Russell devotes a chapter to each of six other religions. The
Druze are the Mormons of Islam in that they accept a revelation different from that
of mainstream Muslims. Like the Yazidi, they restrict knowledge of their
religion to a priestly caste who devote themselves to lives of contemplation
and poverty. The laity are known as “the ignorant ones.” The group nearest to
extinction is the Samaritans with only 750 adherents. Calling themselves the
true descendants of the ancient Israelites, more faithful and more pure than
the most orthodox of Jews, they accept only the Pentateuch (or Torah, the first
five books of the Old Testament), rejecting all scriptures, teachings and
practices that came after 597 B.C. when the Jews were exiled to Babylon. Austerity
is the watchword of Copts or Egyptian Christians, who fast 210 days of the year.

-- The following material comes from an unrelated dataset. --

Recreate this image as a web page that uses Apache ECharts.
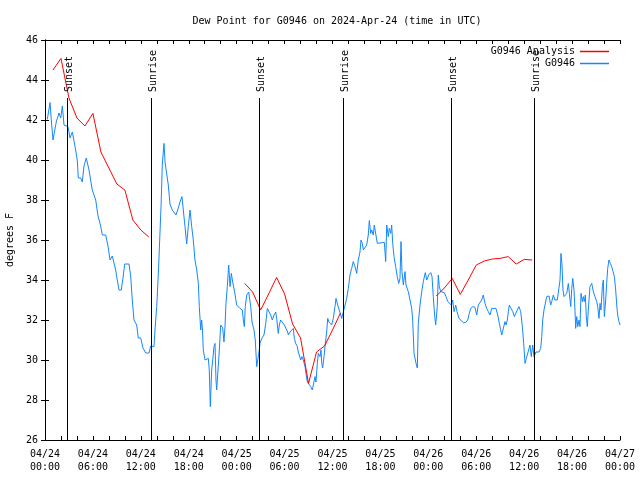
<!DOCTYPE html>
<html>
<head>
<meta charset="utf-8">
<script src="https://cdn.jsdelivr.net/npm/echarts@6/dist/echarts.min.js"></script>
<style>html,body{margin:0;padding:0;background:#fff}#c{width:640px;height:480px}</style>
</head>
<body>
<div id="c"></div>
<script>
// Hours since 2024-04-24 00:00 UTC
const tickLabels = ['04/24\n00:00','04/24\n06:00','04/24\n12:00','04/24\n18:00','04/25\n00:00','04/25\n06:00','04/25\n12:00','04/25\n18:00','04/26\n00:00','04/26\n06:00','04/26\n12:00','04/26\n18:00','04/27\n00:00'];

const obsHours = [0.29,0.63,0.79,1.00,1.25,1.41,1.75,1.97,2.17,2.38,2.59,2.88,3.13,3.42,3.63,3.84,4.04,4.17,4.47,4.67,4.88,5.17,5.51,5.92,6.35,6.64,6.97,7.18,7.60,7.89,8.14,8.43,8.64,8.85,9.05,9.27,9.55,9.80,9.98,10.52,10.73,10.93,11.14,11.48,11.68,11.98,12.27,12.61,13.02,13.24,13.65,13.77,13.99,14.19,14.31,14.53,14.69,14.90,15.03,15.24,15.44,15.65,15.94,16.15,16.40,16.69,16.90,17.15,17.32,17.53,17.74,17.94,18.16,18.37,18.57,18.78,19.00,19.20,19.32,19.50,19.62,19.72,19.82,20.04,20.45,20.57,20.70,20.87,21.00,21.16,21.29,21.41,21.50,21.63,21.83,22.00,22.25,22.41,22.54,22.66,22.83,23.00,23.17,23.33,23.50,23.75,24.00,24.42,24.71,24.83,24.96,25.08,25.26,25.51,25.76,25.92,26.17,26.33,26.51,26.76,26.83,26.92,27.14,27.42,27.64,27.84,28.05,28.26,28.46,28.68,28.89,29.01,29.21,29.34,29.51,29.76,29.97,30.18,30.39,30.47,30.68,30.89,31.09,31.22,31.39,31.59,31.72,31.84,32.02,32.18,32.34,32.56,32.68,32.85,33.06,33.27,33.47,33.60,33.81,33.93,34.10,34.22,34.44,34.56,34.65,34.77,34.94,35.06,35.27,35.40,35.56,35.69,35.90,36.10,36.31,36.44,36.65,36.85,37.03,37.15,37.35,37.57,37.78,37.98,38.19,38.40,38.60,38.82,39.03,39.23,39.44,39.57,39.73,39.86,40.07,40.28,40.48,40.61,40.78,40.91,41.11,41.23,41.45,41.61,41.86,42.49,42.66,42.79,42.99,43.11,43.29,43.41,43.54,43.70,43.91,44.11,44.29,44.45,44.58,44.70,44.87,45.08,45.20,45.49,45.71,45.92,46.04,46.21,46.46,46.62,46.74,46.96,47.17,47.37,47.62,47.80,48.05,48.30,48.46,48.62,48.80,48.92,49.12,49.25,49.37,49.55,49.75,50.00,50.21,50.43,50.68,50.88,51.05,51.22,51.43,51.59,51.84,52.09,52.38,52.68,52.93,53.13,53.30,53.56,53.84,54.06,54.26,54.47,54.68,54.88,55.10,55.31,55.51,55.72,55.94,56.47,56.69,56.89,57.06,57.19,57.39,57.60,57.73,57.89,58.02,58.14,58.36,58.57,58.77,58.94,59.14,59.35,59.57,59.77,59.94,60.11,60.27,60.52,60.73,60.89,61.07,61.23,61.48,61.86,62.07,62.20,62.32,62.48,62.61,62.82,63.11,63.32,63.45,63.65,63.86,64.15,64.36,64.49,64.61,64.74,64.86,64.99,65.11,65.33,65.53,65.66,65.83,65.96,66.08,66.24,66.37,66.45,66.58,66.71,66.87,66.99,67.12,67.28,67.41,67.53,67.66,67.78,67.91,68.03,68.24,68.46,68.66,68.87,69.08,69.21,69.37,69.50,69.62,69.79,69.91,70.04,70.21,70.33,70.46,70.62,70.79,70.96,71.13,71.29,71.46,71.59,71.71,71.87,72.00];
const obsValues = [42.03,42.87,42.0,41.0,41.0,41.9,42.35,42.1,42.7,41.75,41.75,41.67,41.1,41.4,41.35,40.5,40.0,39.1,39.1,38.9,39.7,40.1,39.5,38.5,38.0,37.2,36.7,36.25,36.25,35.7,35.0,35.2,35.2,34.5,34.0,33.5,33.5,34.2,34.8,34.8,34.2,33.0,32.0,31.75,31.1,31.1,30.6,30.35,30.35,30.7,30.67,31.5,32.67,34.3,35.5,37.67,39.8,40.83,39.9,39.3,38.75,37.8,37.5,37.6,37.25,37.6,37.9,38.17,37.5,36.67,35.8,36.67,37.5,36.67,36.0,35.0,34.5,33.83,32.67,31.5,32.0,31.5,30.5,30.0,30.08,29.5,27.67,29.5,30.0,30.67,30.83,29.0,28.5,29.3,30.5,31.75,31.6,30.9,31.67,32.83,33.67,34.75,33.67,34.33,33.9,33.4,32.75,32.58,32.5,32.0,31.67,32.67,33.25,33.4,32.67,31.9,31.5,31.0,29.67,29.67,30.5,30.83,31.08,31.25,31.83,32.58,32.5,32.25,32.0,32.25,32.4,32.08,31.33,31.75,32.0,32.0,31.75,31.67,31.4,31.25,31.4,31.33,31.58,31.08,30.83,30.67,30.4,30.25,30.0,30.17,30.0,29.67,29.33,28.9,28.9,28.67,28.5,28.75,29.17,28.9,29.83,30.33,30.17,30.5,29.83,29.6,30.17,30.67,31.4,32.08,31.9,31.83,31.75,32.08,32.67,33.08,32.75,32.67,32.25,32.08,32.4,32.5,33.08,33.58,34.25,34.58,34.92,34.67,34.33,35.0,35.4,36.0,35.83,35.5,35.5,35.75,36.25,36.97,36.33,36.5,36.25,36.75,36.75,35.83,35.88,35.88,34.92,36.75,36.17,36.58,36.33,36.75,35.83,35.17,34.67,34.17,33.83,34.08,35.92,34.42,33.75,34.42,33.75,33.42,33.33,32.58,32.0,30.33,29.83,29.6,31.83,32.75,33.42,33.92,34.37,34.0,34.25,34.37,34.17,33.17,32.17,31.75,32.67,34.25,33.67,33.42,33.42,33.37,33.17,32.92,32.83,32.75,33.0,32.42,32.75,32.42,32.08,32.0,31.87,31.87,32.0,32.33,32.58,32.67,32.63,32.25,32.75,32.83,33.0,33.25,32.83,32.58,32.42,32.25,32.58,32.58,32.25,31.83,31.5,31.25,31.25,31.92,31.75,32.0,32.42,32.75,32.58,32.42,32.17,32.33,32.5,32.67,32.42,31.67,30.83,29.83,30.08,30.08,30.75,30.17,30.75,30.17,30.4,30.4,30.58,31.17,32.0,32.5,32.75,33.17,33.2,32.75,32.92,33.25,33.0,33.0,33.08,34.0,35.33,34.75,33.5,33.17,33.08,33.33,33.83,33.33,32.67,33.58,34.08,33.5,32.42,31.58,32.17,31.67,32.0,31.67,33.33,32.92,33.17,32.92,33.25,32.17,31.67,32.5,33.67,33.83,33.42,33.33,32.92,32.67,32.08,32.83,32.5,33.67,34.0,32.17,33.0,33.83,34.58,35.0,34.83,34.67,34.42,34.17,33.5,32.75,32.25,31.92,31.75];

// Analysis: hourly values in three runs ('-' = no data)
const anaHours  = [1,2,3,4,5,6,7,8,9,10,11,12,13, 19, 25,26,27,28,29,30,31,32,33,34,35,36,37, 43, 49,50,51,52,53,54,55,56,57,58,59,60,61];
const anaValues = [44.5,45.08,43.1,42.1,41.7,42.33,40.4,39.6,38.8,38.5,37.0,36.5,36.15, '-', 33.83,33.4,32.5,33.3,34.13,33.3,31.8,31.1,28.83,30.4,30.7,31.5,32.35, '-', 33.2,33.6,34.08,33.28,34.0,34.75,34.95,35.05,35.08,35.17,34.8,35.03,35.0];

const sunHours  = [2.8, 13.3, 26.83, 37.33, 50.84, 61.27];
const sunLabels = ['Sunset','Sunrise','Sunset','Sunrise','Sunset','Sunrise'];

const FONT = 'DejaVu Sans Mono';
const chart = echarts.init(document.getElementById('c'), null, {renderer:'canvas'});

const xBase = {
  type:'value', min:0, max:72, interval:2,
  splitLine:{show:false},
  axisLine:{show:true, lineStyle:{color:'#000', width:1}},
  axisTick:{show:true, inside:true, length:4, lineStyle:{color:'#000'}}
};
const yBase = {
  type:'value', min:26, max:46, interval:2,
  splitLine:{show:false},
  axisLine:{show:true, lineStyle:{color:'#000', width:1}},
  axisTick:{show:true, inside:true, length:4, lineStyle:{color:'#000'}}
};

chart.setOption({
  animation:false,
  backgroundColor:'#fff',
  textStyle:{fontFamily:FONT},
  title:{
    text:'Dew Point for G0946 on 2024-Apr-24 (time in UTC)',
    left:332, top:11, textAlign:'center',
    textStyle:{fontFamily:FONT, fontSize:10, fontWeight:'normal', color:'#000'}
  },
  legend:{
    orient:'vertical', align:'right', right:26, top:41,
    itemWidth:29, itemHeight:1.5, itemGap:1, icon:'rect',
    textStyle:{fontFamily:FONT, fontSize:10, color:'#000', lineHeight:11},
    data:[
      {name:'G0946 Analysis', itemStyle:{color:'#ff0000'}},
      {name:'G0946', itemStyle:{color:'#1487ff'}}
    ]
  },
  grid:{left:45, right:20, top:40, bottom:40, containLabel:false, outerBoundsMode:'none'},
  xAxis:[
    Object.assign({}, xBase, {
      position:'bottom',
      axisLabel:{show:true, margin:8, color:'#000', fontFamily:FONT, fontSize:10, lineHeight:13,
        formatter:(v)=> (v % 6 === 0 ? tickLabels[v/6] : '')}
    }),
    Object.assign({}, xBase, {position:'top', axisLabel:{show:false}})
  ],
  yAxis:[
    Object.assign({}, yBase, {
      position:'left',
      name:'degrees F', nameLocation:'middle', nameGap:30, nameRotate:90,
      nameTextStyle:{fontFamily:FONT, fontSize:10, color:'#000'},
      axisLabel:{show:true, margin:7, color:'#000', fontFamily:FONT, fontSize:10}
    }),
    Object.assign({}, yBase, {position:'right', axisLabel:{show:false}})
  ],
  series:[
    {
      name:'G0946', type:'line', xAxisIndex:0, yAxisIndex:0,
      data: obsHours.map((h,i)=>[h, obsValues[i]]),
      showSymbol:false, symbol:'none',
      lineStyle:{color:'#1487ff', width:1}, itemStyle:{color:'#1487ff'},
      z:3
    },
    {
      name:'G0946 Analysis', type:'line', xAxisIndex:0, yAxisIndex:0,
      data: anaHours.map((h,i)=>[h, anaValues[i]]),
      connectNulls:false, showSymbol:false, symbol:'none',
      lineStyle:{color:'#ff0000', width:1}, itemStyle:{color:'#ff0000'},
      z:4
    },
    {
      name:'sun', type:'custom', xAxisIndex:0, yAxisIndex:0,
      data: sunHours.map(h=>[h, 43.1]),
      clip:false, silent:true, z:5,
      renderItem:(params, api)=>{
        const h = api.value(0);
        const p0 = api.coord([h, 26]);
        const p1 = api.coord([h, api.value(1)]);
        const x = Math.round(p0[0]) + 0.5;
        return {type:'group', children:[
          {type:'line', shape:{x1:x, y1:p0[1], x2:x, y2:p1[1]}, style:{stroke:'#000', lineWidth:1}},
          {type:'text', x:x+2, y:p1[1]-6, rotation:Math.PI/2,
           style:{text:sunLabels[params.dataIndex], font:'10px "DejaVu Sans Mono"', fill:'#000', align:'left', verticalAlign:'middle'}}
        ]};
      }
    }
  ]
});
</script>
</body>
</html>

Their religion has echoes of the Egypt of the pharaohs: even in their church in
London they pray for the “rising of the water of the rivers,” follow a pharaonic
calendar, and maintain that the psalms of David were written by the pharoah Akhenaten,
father of Tutankhamun. Zoroastrians are well known, in name if nothing else, because Zarathustra,
their founder, is memorialized in the title of Nietzsche’s Thus Spake Zarathustra and Richard Strauss’s tone poem, used in 2001: A Space Odyssey. Their branch in
India, known as the Parsees, were often written about by the British in
colonial times, who thought very highly of them. Founded about 1000 B.C. with a
dualistic outlook that sees the world as a constant battleground between the
forces of good and evil, Zoroastrianism appears to have influenced several later
world religions. It teaches that the souls of those who choose to do good in
life are rewarded with an eternal life in heaven, with hell awaiting the
others. And their sacred book, the Avesta, prophesies a Messiah or redeemer who
will lead the armies of good in their final battle, which will conclude with the
end of the world and the resurrection of the dead. The Kalasha, the “last pagans
of Pakistan,” all four thousand of whom live in three remote valleys in the
mountains of the Hindu Kush, are given a chapter, as are the Mandaeans, who
believe that their religion was passed down to them from the Garden of Eden as
secret teachings whispered into the ear of Seth by his father, Adam. And there
are digressions on other groups, such as Manichees, Alawites, Babis (later to
become Baha’is), Kam, and Harranians.
All these minority religions of the Middle East have
survived through many centuries largely by retreating to remote areas, such as
mountain valleys or the vast marshlands of southern Iraq, where earlier governments
had difficulty reaching them. Today, with better transportation and communications and with the rise of
extremist forms of Islam, they are under threat. It is quite possible that some,
despite having maintained a continuous, living connection with the earliest
periods of recorded history, will disappear within a few decades.